Anhand dieses Beispiels wird es deutlich, dass die Gleichstellung bereits im Kindesalter beginnt. Wenn wir da nicht langsam anfangen, den Schalter umzulegen und bereits in der Familie alte Verhaltensmuster auflösen, wie sollte es dann gesamtgesellschaftlich passieren?

In einer Welt, in der man angeblich ach so emanzipiert ist, es dennoch von angeblich feministischen Frauen verbreitet wird, wie vollkommen daneben es ist, wenn Töchter etwas mit ihren Müttern unternehmen – vor allem, wenn das auch noch abseits von Kaffee und Kuchen oder einem Mittagessen stattfindet – ist eine Gleichstellung in weiter Ferne.

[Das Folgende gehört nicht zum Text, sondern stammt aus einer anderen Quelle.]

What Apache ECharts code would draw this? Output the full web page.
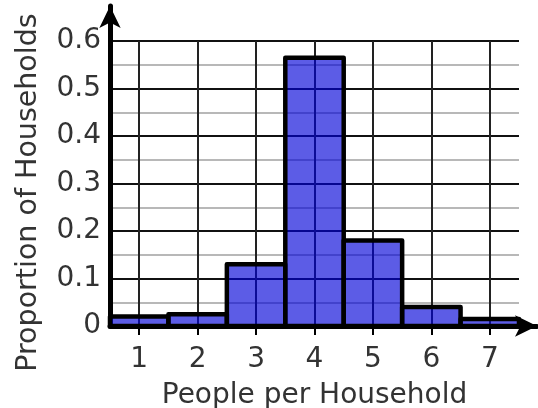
<!DOCTYPE html>
<html>
<head>
<meta charset="utf-8">
<script src="https://cdn.jsdelivr.net/npm/echarts/dist/echarts.min.js"></script>
<style>
  html, body { margin: 0; padding: 0; background: #fff; }
  #chart { width: 538px; height: 408px; }
</style>
</head>
<body>
<div id="chart"></div>
<script>
// people per household and the share of households for each
var people = [1, 2, 3, 4, 5, 6, 7];
var proportion = [0.02, 0.025, 0.13, 0.565, 0.18, 0.04, 0.015];

// y grid: major lines every 0.1, lighter lines halfway between
var yGridValues = [0, 0.05, 0.1, 0.15, 0.2, 0.25, 0.3, 0.35, 0.4, 0.45, 0.5, 0.55, 0.6];
var yLabelValues = [0, 0.1, 0.2, 0.3, 0.4, 0.5, 0.6];

var textColor = '#333';
var fontFamily = '"DejaVu Sans", Verdana, sans-serif';

var barData = people.map(function (p, i) { return [p, proportion[i]]; });

function renderBar(params, api) {
  var x = api.value(0);
  var y = api.value(1);
  var topLeft = api.coord([x - 0.5, y]);
  var bottomRight = api.coord([x + 0.5, 0]);
  return {
    type: 'rect',
    shape: {
      x: topLeft[0],
      y: topLeft[1],
      width: bottomRight[0] - topLeft[0],
      height: bottomRight[1] - topLeft[1]
    },
    style: {
      fill: 'rgba(0, 0, 216, 0.64)',
      stroke: '#000',
      lineWidth: 4.5,
      lineJoin: 'round'
    }
  };
}

var chart = echarts.init(document.getElementById('chart'));
chart.setOption({
  animation: false,
  backgroundColor: '#fff',
  grid: [
    { left: 110, right: 19, top: 41, bottom: 82, outerBoundsMode: 'none', containLabel: false },
    { left: 110, right: 1, top: 6, bottom: 82, outerBoundsMode: 'none', containLabel: false }
  ],
  xAxis: [{
    gridIndex: 0,
    type: 'value',
    min: 0.5,
    max: 7.5,
    name: 'People per Household',
    nameLocation: 'middle',
    nameGap: 56,
    nameTextStyle: { color: textColor, fontSize: 28, fontFamily: fontFamily },
    axisLine: { show: false },
    axisTick: {
      show: true,
      customValues: people,
      length: 9,
      lineStyle: { color: '#000', width: 2 }
    },
    axisLabel: {
      customValues: people,
      margin: 20,
      color: textColor,
      fontSize: 28,
      fontFamily: fontFamily
    },
    splitLine: { show: true, lineStyle: { color: '#222', width: 2 } }
  }, {
    gridIndex: 1,
    type: 'value',
    min: 0,
    max: 1,
    axisLine: {
      show: true,
      symbol: ['none', 'arrow'],
      symbolSize: [16, 22],
      lineStyle: { color: '#000', width: 5 }
    },
    axisTick: { show: false },
    axisLabel: { show: false },
    splitLine: { show: false }
  }],
  yAxis: [{
    gridIndex: 0,
    type: 'value',
    min: 0,
    max: 0.6,
    name: 'Proportion of Households',
    nameLocation: 'middle',
    nameGap: 67,
    nameTextStyle: {
      color: textColor,
      fontSize: 28.5,
      fontFamily: fontFamily,
      padding: [0, 18, 0, 0]
    },
    axisLine: { show: false },
    axisTick: { show: false, customValues: yGridValues },
    axisLabel: {
      customValues: yLabelValues,
      margin: 9,
      padding: [5, 0, 0, 0],
      color: textColor,
      fontSize: 28,
      fontFamily: fontFamily
    },
    splitLine: { show: true, lineStyle: { color: ['#111', '#b8b8b8'], width: 2 } }
  }, {
    gridIndex: 1,
    type: 'value',
    min: 0,
    max: 1,
    axisLine: {
      show: true,
      symbol: ['none', 'arrow'],
      symbolSize: [16, 22],
      lineStyle: { color: '#000', width: 5 }
    },
    axisTick: { show: false },
    axisLabel: { show: false },
    splitLine: { show: false }
  }],
  series: [{
    type: 'custom',
    xAxisIndex: 0,
    yAxisIndex: 0,
    renderItem: renderBar,
    encode: { x: 0, y: 1 },
    data: barData,
    z: 5
  }]
});
</script>
</body>
</html>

Es gibt selbstverständlich viele Themen, in denen sehr klar wird, wie weit wir von einer tatsächlichen Gleichstellung entfernt sind.

Wir Frauen lassen uns nicht einfach nur verbieten, welches „unweibliche“ Verhalten wir an den Tag legen. Nein, wir verbieten es uns ganz klar gegenseitig.

Das ist so armselig und trotzdem finden es die meisten Frauen auch noch unglaublich lustig.

Mädels, merkt ihr noch was?

Da steht zum Beispiel eine Frau auf der Bühne, eine Chefin eines komplexen Veranstaltungsteams, und macht sich darüber lustig, dass es Frauen gibt, die mit ihren Müttern feiern gehen und/oder mit ihren Müttern befreundet sind.

Dass es unfassbar peinlich sei, mit der eigenen Mutter einen Club zu besuchen. Entweder wäre es so – und das finde ich besonders interessant – dass die Typen voll auf die Mutter abfahren, was man unter keinen Umständen will, oder die Mutter wäre eine typische Mutti, die Strickjäckchen und Apfelschnitze verteilt, nachdem sie in der „Disco“ erst mal ordentlich durchgelüftet hat.

Was bitte ist das denn für ein bescheuertes Frauenbild?

Darüber, dass Väter mit ihren Söhnen saufen oder gar in den Puff gehen, wird natürlich kein Wort verloren und es ist gesellschaftlich anerkannt.

Es ist zum Teil sogar anerkannt, wenn Väter auf die Freundinnen ihrer Söhne stehen.

Wenn wir weiterhin solche Bilder zulassen, dass Frauen, sobald sie Mütter sind, nur noch diese eine Funktion haben, nämlich Mutter zu sein, werden wir niemals absolut emanzipiert sein können.

Und wenn wir es erst recht zulassen, den Frauen, die diese antiquierten Frauenbilder verbreiten, als emanzipiert, gar feministisch anerkennen und ihnen applaudieren, sind wir gar sehr weit von echter Emanzipation entfernt.

Der größte Feind der Emanzipation ist die Frau selbst, solange sie weiterhin dieses Frauenbild verbreitet. Denn Emanzipation beginnt im Privatleben. Nur wer privat und persönlich emanzipiert genug ist, den männlichen Partner in die Kindererziehung zu integrieren, zu unternehmen, worauf und mit wem man Lust hat, wird auch beruflich emanzipiert auftreten können.

Seid mutig, seid emanzipiert! Es kann klappen.

Ich feiere übrigens regelmäßig mit meiner Tochter, die mich nicht mit dem Vornamen anspricht, somit also jeder weiß, dass wir Mutter und Tochter sind.

Auch mit meinem Sohn besuche ich regelmäßig Konzerte, der mich jedoch mit Vornamen anspricht, was für mich absolut in Ordnung ist. Ich mache es schließlich nicht davon abhängig, ob ich die Mutter bin oder nicht, wie meine Kinder mich ansprechen.

Beide Kinder hatten das Glück in einer sehr emanzipierten Welt aufzuwachsen. Keines der Kinder wurde geschlechtsspezifisch erzogen oder „gefördert“ und beide sind durchaus in der Lage, ihren Haushalt und ihr Leben allein auf die Reihe zu bekommen.

Ich musste noch nie, seit meine Kinder in ihren eigenen Haushalten leben, die Wohnungen meiner Kinder aufräumen, deren Wäsche waschen oder bügeln. Und Apfelschnitze bot ich deren Freunden nur an, als sie alle noch Kinder waren.

Wenn auch ihr die Welt etwas emanzipierter angeht, kann es irgendwann mit der Gleichstellung klappen.

An die Mütter: Ihr seid es euren Kindern schuldig!